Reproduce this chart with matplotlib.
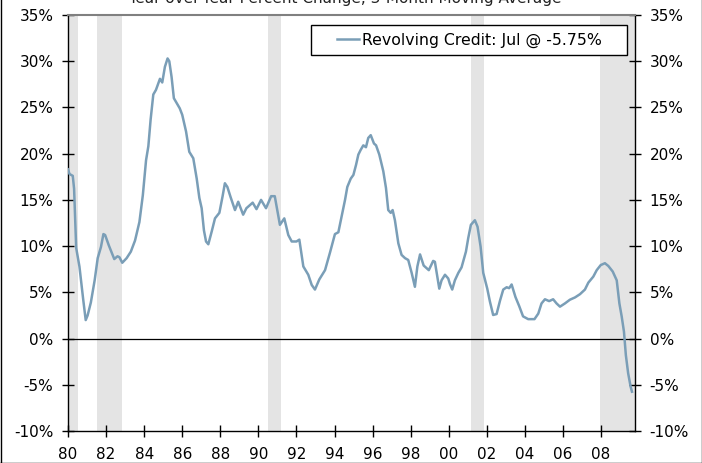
import matplotlib
matplotlib.use("Agg")
import matplotlib.pyplot as plt
from matplotlib.lines import Line2D
from matplotlib.patches import Rectangle

# ---- data (decimal year, YoY % change, 3-month moving average) ----
dates = [
    1980.00, 1980.08, 1980.25, 1980.32, 1980.43, 1980.60, 1980.80, 1980.93,
    1981.03, 1981.20, 1981.40, 1981.56, 1981.73, 1981.86, 1981.95, 1982.14,
    1982.43, 1982.60, 1982.70, 1982.85, 1983.08, 1983.30, 1983.52, 1983.75,
    1983.93, 1984.02, 1984.10, 1984.22, 1984.34, 1984.48, 1984.62, 1984.74,
    1984.83, 1984.95, 1985.09, 1985.23, 1985.32, 1985.44, 1985.56, 1985.70,
    1985.87, 1986.00, 1986.20, 1986.37, 1986.58, 1986.76, 1986.90, 1987.02,
    1987.14, 1987.25, 1987.37, 1987.55, 1987.72, 1987.95, 1988.12, 1988.24,
    1988.37, 1988.54, 1988.77, 1988.94, 1989.20, 1989.37, 1989.70, 1989.90,
    1990.14, 1990.40, 1990.67, 1990.86, 1991.13, 1991.36, 1991.57, 1991.75,
    1992.00, 1992.15, 1992.36, 1992.62, 1992.80, 1992.97, 1993.20, 1993.50,
    1993.76, 1994.02, 1994.20, 1994.37, 1994.55, 1994.67, 1994.85, 1994.99,
    1995.13, 1995.25, 1995.37, 1995.51, 1995.65, 1995.77, 1995.90, 1996.07,
    1996.18, 1996.35, 1996.56, 1996.70, 1996.82, 1996.95, 1997.05, 1997.17,
    1997.35, 1997.52, 1997.70, 1997.87, 1998.05, 1998.22, 1998.35, 1998.49,
    1998.68, 1998.95, 1999.18, 1999.27, 1999.50, 1999.62, 1999.80, 1999.97,
    2000.06, 2000.18, 2000.32, 2000.50, 2000.67, 2000.90, 2001.02, 2001.16,
    2001.37, 2001.51, 2001.67, 2001.81, 2002.02, 2002.16, 2002.33, 2002.51,
    2002.69, 2002.86, 2003.04, 2003.17, 2003.30, 2003.50, 2003.70, 2003.90,
    2004.17, 2004.50, 2004.70, 2004.87, 2005.05, 2005.27, 2005.48, 2005.66,
    2005.84, 2006.10, 2006.36, 2006.63, 2006.89, 2007.15, 2007.33, 2007.59,
    2007.77, 2007.98, 2008.20, 2008.38, 2008.61, 2008.82, 2008.96, 2009.08,
    2009.20, 2009.30, 2009.42, 2009.55, 2009.62,
]
revolving = [
    18.3, 17.8, 17.6, 16.2, 9.8, 7.8, 4.2, 2.0,
    2.5, 3.9, 6.3, 8.7, 9.9, 11.3, 11.2, 10.1,
    8.6, 8.9, 8.8, 8.2, 8.7, 9.4, 10.6, 12.6,
    15.5, 17.5, 19.3, 20.8, 23.7, 26.4, 26.9, 27.6,
    28.1, 27.7, 29.4, 30.3, 30.0, 28.3, 26.0, 25.5,
    24.9, 24.2, 22.4, 20.2, 19.5, 17.3, 15.2, 14.1,
    11.7, 10.5, 10.2, 11.6, 13.0, 13.6, 15.4, 16.8,
    16.4, 15.3, 13.9, 14.8, 13.4, 14.1, 14.7, 14.0,
    15.0, 14.1, 15.4, 15.4, 12.3, 13.0, 11.2, 10.5,
    10.5, 10.7, 7.8, 6.9, 5.8, 5.3, 6.4, 7.4,
    9.3, 11.3, 11.5, 13.2, 15.0, 16.4, 17.3, 17.7,
    18.8, 19.9, 20.4, 20.9, 20.7, 21.7, 22.0, 21.1,
    20.9, 19.9, 18.1, 16.3, 13.9, 13.6, 13.9, 12.8,
    10.3, 9.05, 8.7, 8.5, 7.1, 5.6, 7.8, 9.1,
    7.9, 7.4, 8.4, 8.3, 5.4, 6.3, 6.9, 6.5,
    5.9, 5.3, 6.3, 7.1, 7.7, 9.4, 10.85, 12.3,
    12.8, 12.1, 9.95, 7.1, 5.4, 4.0, 2.55, 2.65,
    4.1, 5.3, 5.55, 5.45, 5.85, 4.5, 3.5, 2.4,
    2.1, 2.1, 2.7, 3.8, 4.25, 4.05, 4.25, 3.8,
    3.45, 3.8, 4.2, 4.45, 4.8, 5.3, 6.05, 6.7,
    7.4, 7.95, 8.15, 7.85, 7.25, 6.3, 3.8, 2.4,
    0.75, -1.8, -3.75, -5.2, -5.75,
]
recession_starts = [1980.00, 1981.50, 1990.50, 2001.17, 2007.92]
recession_ends = [1980.50, 1982.85, 1991.17, 2001.83, 2009.80]
x_tick_years = list(range(1980, 2009, 2))
x_tick_labels = ["80", "82", "84", "86", "88", "90", "92", "94", "96", "98",
                 "00", "02", "04", "06", "08"]
y_ticks = [-10, -5, 0, 5, 10, 15, 20, 25, 30, 35]
series_label = "Revolving Credit: Jul @ -5.75%"
title = "Year-over-Year Percent Change, 3-Month Moving Average"

plt.rcParams["font.family"] = ["DejaVu Sans"]

W, H = 702, 463
fig = plt.figure(figsize=(W / 100, H / 100), dpi=100)
ax = fig.add_axes([68 / W, 1 - 431 / H, (635 - 68) / W, (431 - 15) / H])

for s, e in zip(recession_starts, recession_ends):
    ax.axvspan(s, e, color="#e4e4e4", lw=0, zorder=0)

ax.axhline(0, color="black", lw=0.9, zorder=1)
line, = ax.plot(dates, revolving, color="#7a9eb7", lw=1.8, zorder=3,
                solid_joinstyle="round")

ax.set_xlim(1980, 2009.78)
ax.set_ylim(-10, 35)
ax.set_xticks(x_tick_years)
ax.set_xticklabels(x_tick_labels)
ax.set_yticks(y_ticks)
ax.set_yticklabels([f"{v}%" for v in y_ticks])

ax.tick_params(axis="both", direction="inout", length=8, width=1,
               labelsize=11, colors="black")
ax.tick_params(axis="y", right=True, labelright=True, pad=6.5)
ax.tick_params(axis="x", pad=7.5)

for side in ["left", "right", "bottom"]:
    ax.spines[side].set_color("black")
    ax.spines[side].set_linewidth(1.0)
ax.spines["top"].set_color("#808080")
ax.spines["top"].set_linewidth(1.5)

# legend content (no frame) centred in a drawn box
box_l, box_r, box_t, box_b = 311, 627, 25, 55
leg = fig.legend([line], [series_label], loc="center",
                 bbox_to_anchor=((box_l + box_r) / 2 / W,
                                 1 - (box_t + box_b) / 2 / H),
                 frameon=False, fontsize=11.3, handlelength=1.45,
                 handletextpad=0.15, borderpad=0, borderaxespad=0)
fig.add_artist(Rectangle((box_l / W, 1 - box_b / H),
                         (box_r - box_l) / W, (box_b - box_t) / H,
                         transform=fig.transFigure, fill=True,
                         facecolor="white", edgecolor="black", lw=1.0,
                         zorder=4))
leg.set_zorder(5)

fig.text(345 / W, 1 - 3 / H, title, ha="center", va="baseline",
         fontsize=11, color="#222222")

# figure border
for xs, ys in [([0.5 / W, 0.5 / W], [0, 1]),
               ([1 - 0.5 / W, 1 - 0.5 / W], [0, 1]),
               ([0, 1], [0.5 / H, 0.5 / H])]:
    fig.add_artist(Line2D(xs, ys, color="black", lw=1.0,
                          transform=fig.transFigure))

fig.savefig("out.png", dpi=100)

Required work:
Write out the whole listing exactly, and drop the pictures.

Response for this exercise:
Reproduce this chart with matplotlib.
import matplotlib
matplotlib.use("Agg")
import matplotlib.pyplot as plt
from matplotlib.lines import Line2D
from matplotlib.patches import Rectangle

# ---- data (decimal year, YoY % change, 3-month moving average) ----
dates = [
    1980.00, 1980.08, 1980.25, 1980.32, 1980.43, 1980.60, 1980.80, 1980.93,
    1981.03, 1981.20, 1981.40, 1981.56, 1981.73, 1981.86, 1981.95, 1982.14,
    1982.43, 1982.60, 1982.70, 1982.85, 1983.08, 1983.30, 1983.52, 1983.75,
    1983.93, 1984.02, 1984.10, 1984.22, 1984.34, 1984.48, 1984.62, 1984.74,
    1984.83, 1984.95, 1985.09, 1985.23, 1985.32, 1985.44, 1985.56, 1985.70,
    1985.87, 1986.00, 1986.20, 1986.37, 1986.58, 1986.76, 1986.90, 1987.02,
    1987.14, 1987.25, 1987.37, 1987.55, 1987.72, 1987.95, 1988.12, 1988.24,
    1988.37, 1988.54, 1988.77, 1988.94, 1989.20, 1989.37, 1989.70, 1989.90,
    1990.14, 1990.40, 1990.67, 1990.86, 1991.13, 1991.36, 1991.57, 1991.75,
    1992.00, 1992.15, 1992.36, 1992.62, 1992.80, 1992.97, 1993.20, 1993.50,
    1993.76, 1994.02, 1994.20, 1994.37, 1994.55, 1994.67, 1994.85, 1994.99,
    1995.13, 1995.25, 1995.37, 1995.51, 1995.65, 1995.77, 1995.90, 1996.07,
    1996.18, 1996.35, 1996.56, 1996.70, 1996.82, 1996.95, 1997.05, 1997.17,
    1997.35, 1997.52, 1997.70, 1997.87, 1998.05, 1998.22, 1998.35, 1998.49,
    1998.68, 1998.95, 1999.18, 1999.27, 1999.50, 1999.62, 1999.80, 1999.97,
    2000.06, 2000.18, 2000.32, 2000.50, 2000.67, 2000.90, 2001.02, 2001.16,
    2001.37, 2001.51, 2001.67, 2001.81, 2002.02, 2002.16, 2002.33, 2002.51,
    2002.69, 2002.86, 2003.04, 2003.17, 2003.30, 2003.50, 2003.70, 2003.90,
    2004.17, 2004.50, 2004.70, 2004.87, 2005.05, 2005.27, 2005.48, 2005.66,
    2005.84, 2006.10, 2006.36, 2006.63, 2006.89, 2007.15, 2007.33, 2007.59,
    2007.77, 2007.98, 2008.20, 2008.38, 2008.61, 2008.82, 2008.96, 2009.08,
    2009.20, 2009.30, 2009.42, 2009.55, 2009.62,
]
revolving = [
    18.3, 17.8, 17.6, 16.2, 9.8, 7.8, 4.2, 2.0,
    2.5, 3.9, 6.3, 8.7, 9.9, 11.3, 11.2, 10.1,
    8.6, 8.9, 8.8, 8.2, 8.7, 9.4, 10.6, 12.6,
    15.5, 17.5, 19.3, 20.8, 23.7, 26.4, 26.9, 27.6,
    28.1, 27.7, 29.4, 30.3, 30.0, 28.3, 26.0, 25.5,
    24.9, 24.2, 22.4, 20.2, 19.5, 17.3, 15.2, 14.1,
    11.7, 10.5, 10.2, 11.6, 13.0, 13.6, 15.4, 16.8,
    16.4, 15.3, 13.9, 14.8, 13.4, 14.1, 14.7, 14.0,
    15.0, 14.1, 15.4, 15.4, 12.3, 13.0, 11.2, 10.5,
    10.5, 10.7, 7.8, 6.9, 5.8, 5.3, 6.4, 7.4,
    9.3, 11.3, 11.5, 13.2, 15.0, 16.4, 17.3, 17.7,
    18.8, 19.9, 20.4, 20.9, 20.7, 21.7, 22.0, 21.1,
    20.9, 19.9, 18.1, 16.3, 13.9, 13.6, 13.9, 12.8,
    10.3, 9.05, 8.7, 8.5, 7.1, 5.6, 7.8, 9.1,
    7.9, 7.4, 8.4, 8.3, 5.4, 6.3, 6.9, 6.5,
    5.9, 5.3, 6.3, 7.1, 7.7, 9.4, 10.85, 12.3,
    12.8, 12.1, 9.95, 7.1, 5.4, 4.0, 2.55, 2.65,
    4.1, 5.3, 5.55, 5.45, 5.85, 4.5, 3.5, 2.4,
    2.1, 2.1, 2.7, 3.8, 4.25, 4.05, 4.25, 3.8,
    3.45, 3.8, 4.2, 4.45, 4.8, 5.3, 6.05, 6.7,
    7.4, 7.95, 8.15, 7.85, 7.25, 6.3, 3.8, 2.4,
    0.75, -1.8, -3.75, -5.2, -5.75,
]
recession_starts = [1980.00, 1981.50, 1990.50, 2001.17, 2007.92]
recession_ends = [1980.50, 1982.85, 1991.17, 2001.83, 2009.80]
x_tick_years = list(range(1980, 2009, 2))
x_tick_labels = ["80", "82", "84", "86", "88", "90", "92", "94", "96", "98",
                 "00", "02", "04", "06", "08"]
y_ticks = [-10, -5, 0, 5, 10, 15, 20, 25, 30, 35]
series_label = "Revolving Credit: Jul @ -5.75%"
title = "Year-over-Year Percent Change, 3-Month Moving Average"

plt.rcParams["font.family"] = ["DejaVu Sans"]

W, H = 702, 463
fig = plt.figure(figsize=(W / 100, H / 100), dpi=100)
ax = fig.add_axes([68 / W, 1 - 431 / H, (635 - 68) / W, (431 - 15) / H])

for s, e in zip(recession_starts, recession_ends):
    ax.axvspan(s, e, color="#e4e4e4", lw=0, zorder=0)

ax.axhline(0, color="black", lw=0.9, zorder=1)
line, = ax.plot(dates, revolving, color="#7a9eb7", lw=1.8, zorder=3,
                solid_joinstyle="round")

ax.set_xlim(1980, 2009.78)
ax.set_ylim(-10, 35)
ax.set_xticks(x_tick_years)
ax.set_xticklabels(x_tick_labels)
ax.set_yticks(y_ticks)
ax.set_yticklabels([f"{v}%" for v in y_ticks])

ax.tick_params(axis="both", direction="inout", length=8, width=1,
               labelsize=11, colors="black")
ax.tick_params(axis="y", right=True, labelright=True, pad=6.5)
ax.tick_params(axis="x", pad=7.5)

for side in ["left", "right", "bottom"]:
    ax.spines[side].set_color("black")
    ax.spines[side].set_linewidth(1.0)
ax.spines["top"].set_color("#808080")
ax.spines["top"].set_linewidth(1.5)

# legend content (no frame) centred in a drawn box
box_l, box_r, box_t, box_b = 311, 627, 25, 55
leg = fig.legend([line], [series_label], loc="center",
                 bbox_to_anchor=((box_l + box_r) / 2 / W,
                                 1 - (box_t + box_b) / 2 / H),
                 frameon=False, fontsize=11.3, handlelength=1.45,
                 handletextpad=0.15, borderpad=0, borderaxespad=0)
fig.add_artist(Rectangle((box_l / W, 1 - box_b / H),
                         (box_r - box_l) / W, (box_b - box_t) / H,
                         transform=fig.transFigure, fill=True,
                         facecolor="white", edgecolor="black", lw=1.0,
                         zorder=4))
leg.set_zorder(5)

fig.text(345 / W, 1 - 3 / H, title, ha="center", va="baseline",
         fontsize=11, color="#222222")

# figure border
for xs, ys in [([0.5 / W, 0.5 / W], [0, 1]),
               ([1 - 0.5 / W, 1 - 0.5 / W], [0, 1]),
               ([0, 1], [0.5 / H, 0.5 / H])]:
    fig.add_artist(Line2D(xs, ys, color="black", lw=1.0,
                          transform=fig.transFigure))

fig.savefig("out.png", dpi=100)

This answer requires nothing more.